▶ _Job_:
Transcribe all of the material exactly, except for its pictures.
****************
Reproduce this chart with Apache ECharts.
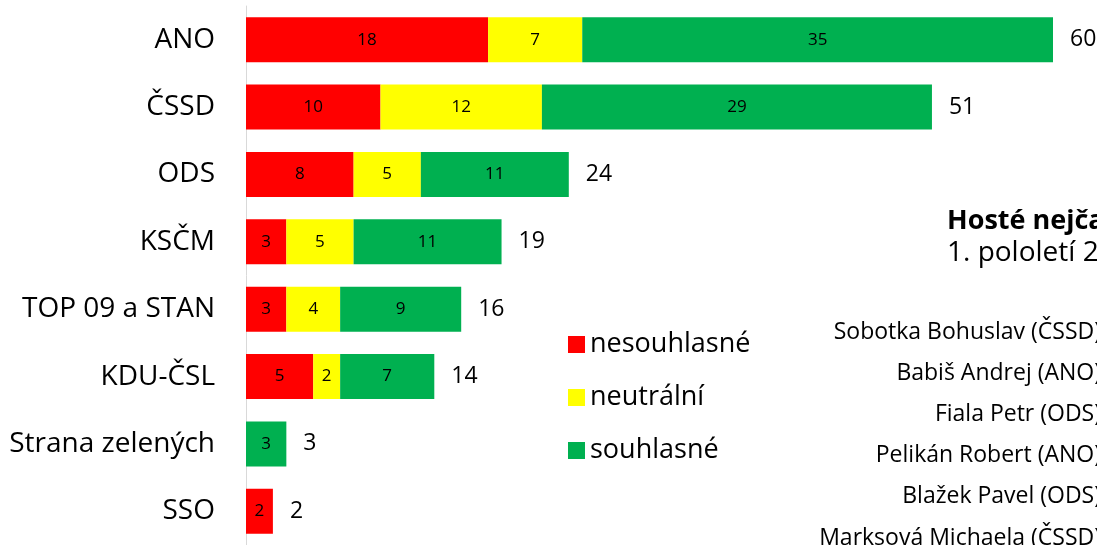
<!DOCTYPE html>
<html><head><meta charset="utf-8">
<script src="https://cdn.jsdelivr.net/npm/echarts@6/dist/echarts.min.js"></script>
<style>html,body{margin:0;padding:0;background:#fff;}#c{width:1097px;height:545px;}</style>
</head><body><div id="c"></div>
<script>
const categories = ['ANO','ČSSD','ODS','KSČM','TOP 09 a STAN','KDU-ČSL','Strana zelených','SSO'];
const nesouhlasne = [18,10,8,3,3,5,0,2];
const neutralni = [7,12,5,5,4,2,0,0];
const souhlasne = [35,29,11,11,9,7,3,0];
const seriesNames = ['nesouhlasné','neutrální','souhlasné'];
const titleLines = ['Hosté nejča','1. pololetí 2'];
const guestNames = ['Sobotka Bohuslav (ČSSD)','Babiš Andrej (ANO)','Fiala Petr (ODS)','Pelikán Robert (ANO)','Blažek Pavel (ODS)','Marksová Michaela (ČSSD)'];

const totals = categories.map((c,i)=>nesouhlasne[i]+neutralni[i]+souhlasne[i]);
const FONT = '"Open Sans"';
const colors = ['#FF0000','#FFFF00','#00B050'];
const inLabel = {show:true, position:'inside', color:'#000', fontFamily:FONT, fontSize:17,
  formatter:p=>p.value>0?String(p.value):''};

const chart = echarts.init(document.getElementById('c'), null, {renderer:'canvas'});
const guestGraphics = guestNames.map((n,i)=>({
  type:'text', x:1101, y: 332 + i*41.2,
  style:{text:n, fill:'#000', font:'23px '+FONT, textAlign:'right', textVerticalAlign:'middle', align:'right', verticalAlign:'middle'}
}));
chart.setOption({
  animation:false,
  backgroundColor:'#fff',
  grid:{left:246, top:6, width:807, height:542, containLabel:false},
  xAxis:{type:'value', min:0, max:60, show:false},
  yAxis:{type:'category', data:categories, inverse:true,
    axisLine:{show:true, lineStyle:{color:'#d9d9d9', width:1}},
    axisTick:{show:false},
    axisLabel:{color:'#000', fontFamily:FONT, fontSize:28, margin:31}},
  legend:{orient:'vertical', left:563, top:326, itemWidth:17, itemHeight:17, itemGap:26,
    icon:'rect', data:seriesNames,
    textStyle:{color:'#000', fontFamily:FONT, fontSize:27, padding:[0,0,0,0]}},
  graphic:[
    {type:'text', x:947, y:221, style:{text:titleLines[0], fill:'#000', font:'bold 27px '+FONT, textVerticalAlign:'middle', verticalAlign:'middle'}},
    {type:'text', x:947, y:253, style:{text:titleLines[1], fill:'#000', font:'28px '+FONT, textVerticalAlign:'middle', verticalAlign:'middle'}},
    ...guestGraphics
  ],
  series:[
    {name:seriesNames[0], type:'bar', stack:'a', barWidth:45, data:nesouhlasne, itemStyle:{color:colors[0]}, label:inLabel},
    {name:seriesNames[1], type:'bar', stack:'a', barWidth:45, data:neutralni, itemStyle:{color:colors[1]}, label:inLabel},
    {name:seriesNames[2], type:'bar', stack:'a', barWidth:45, data:souhlasne, itemStyle:{color:colors[2]}, label:inLabel},
    {name:'total', type:'scatter', symbolSize:0, itemStyle:{opacity:1}, data:totals.map((t,i)=>[t,categories[i]]),
      label:{show:true, position:'right', distance:17, color:'#000', fontFamily:FONT, fontSize:23,
        formatter:p=>String(p.value[0])}}
  ]
});
</script></body></html>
****************
▶ _Full solution_:
Reproduce this chart with Apache ECharts.
<!DOCTYPE html>
<html><head><meta charset="utf-8">
<script src="https://cdn.jsdelivr.net/npm/echarts@6/dist/echarts.min.js"></script>
<style>html,body{margin:0;padding:0;background:#fff;}#c{width:1097px;height:545px;}</style>
</head><body><div id="c"></div>
<script>
const categories = ['ANO','ČSSD','ODS','KSČM','TOP 09 a STAN','KDU-ČSL','Strana zelených','SSO'];
const nesouhlasne = [18,10,8,3,3,5,0,2];
const neutralni = [7,12,5,5,4,2,0,0];
const souhlasne = [35,29,11,11,9,7,3,0];
const seriesNames = ['nesouhlasné','neutrální','souhlasné'];
const titleLines = ['Hosté nejča','1. pololetí 2'];
const guestNames = ['Sobotka Bohuslav (ČSSD)','Babiš Andrej (ANO)','Fiala Petr (ODS)','Pelikán Robert (ANO)','Blažek Pavel (ODS)','Marksová Michaela (ČSSD)'];

const totals = categories.map((c,i)=>nesouhlasne[i]+neutralni[i]+souhlasne[i]);
const FONT = '"Open Sans"';
const colors = ['#FF0000','#FFFF00','#00B050'];
const inLabel = {show:true, position:'inside', color:'#000', fontFamily:FONT, fontSize:17,
  formatter:p=>p.value>0?String(p.value):''};

const chart = echarts.init(document.getElementById('c'), null, {renderer:'canvas'});
const guestGraphics = guestNames.map((n,i)=>({
  type:'text', x:1101, y: 332 + i*41.2,
  style:{text:n, fill:'#000', font:'23px '+FONT, textAlign:'right', textVerticalAlign:'middle', align:'right', verticalAlign:'middle'}
}));
chart.setOption({
  animation:false,
  backgroundColor:'#fff',
  grid:{left:246, top:6, width:807, height:542, containLabel:false},
  xAxis:{type:'value', min:0, max:60, show:false},
  yAxis:{type:'category', data:categories, inverse:true,
    axisLine:{show:true, lineStyle:{color:'#d9d9d9', width:1}},
    axisTick:{show:false},
    axisLabel:{color:'#000', fontFamily:FONT, fontSize:28, margin:31}},
  legend:{orient:'vertical', left:563, top:326, itemWidth:17, itemHeight:17, itemGap:26,
    icon:'rect', data:seriesNames,
    textStyle:{color:'#000', fontFamily:FONT, fontSize:27, padding:[0,0,0,0]}},
  graphic:[
    {type:'text', x:947, y:221, style:{text:titleLines[0], fill:'#000', font:'bold 27px '+FONT, textVerticalAlign:'middle', verticalAlign:'middle'}},
    {type:'text', x:947, y:253, style:{text:titleLines[1], fill:'#000', font:'28px '+FONT, textVerticalAlign:'middle', verticalAlign:'middle'}},
    ...guestGraphics
  ],
  series:[
    {name:seriesNames[0], type:'bar', stack:'a', barWidth:45, data:nesouhlasne, itemStyle:{color:colors[0]}, label:inLabel},
    {name:seriesNames[1], type:'bar', stack:'a', barWidth:45, data:neutralni, itemStyle:{color:colors[1]}, label:inLabel},
    {name:seriesNames[2], type:'bar', stack:'a', barWidth:45, data:souhlasne, itemStyle:{color:colors[2]}, label:inLabel},
    {name:'total', type:'scatter', symbolSize:0, itemStyle:{opacity:1}, data:totals.map((t,i)=>[t,categories[i]]),
      label:{show:true, position:'right', distance:17, color:'#000', fontFamily:FONT, fontSize:23,
        formatter:p=>String(p.value[0])}}
  ]
});
</script></body></html>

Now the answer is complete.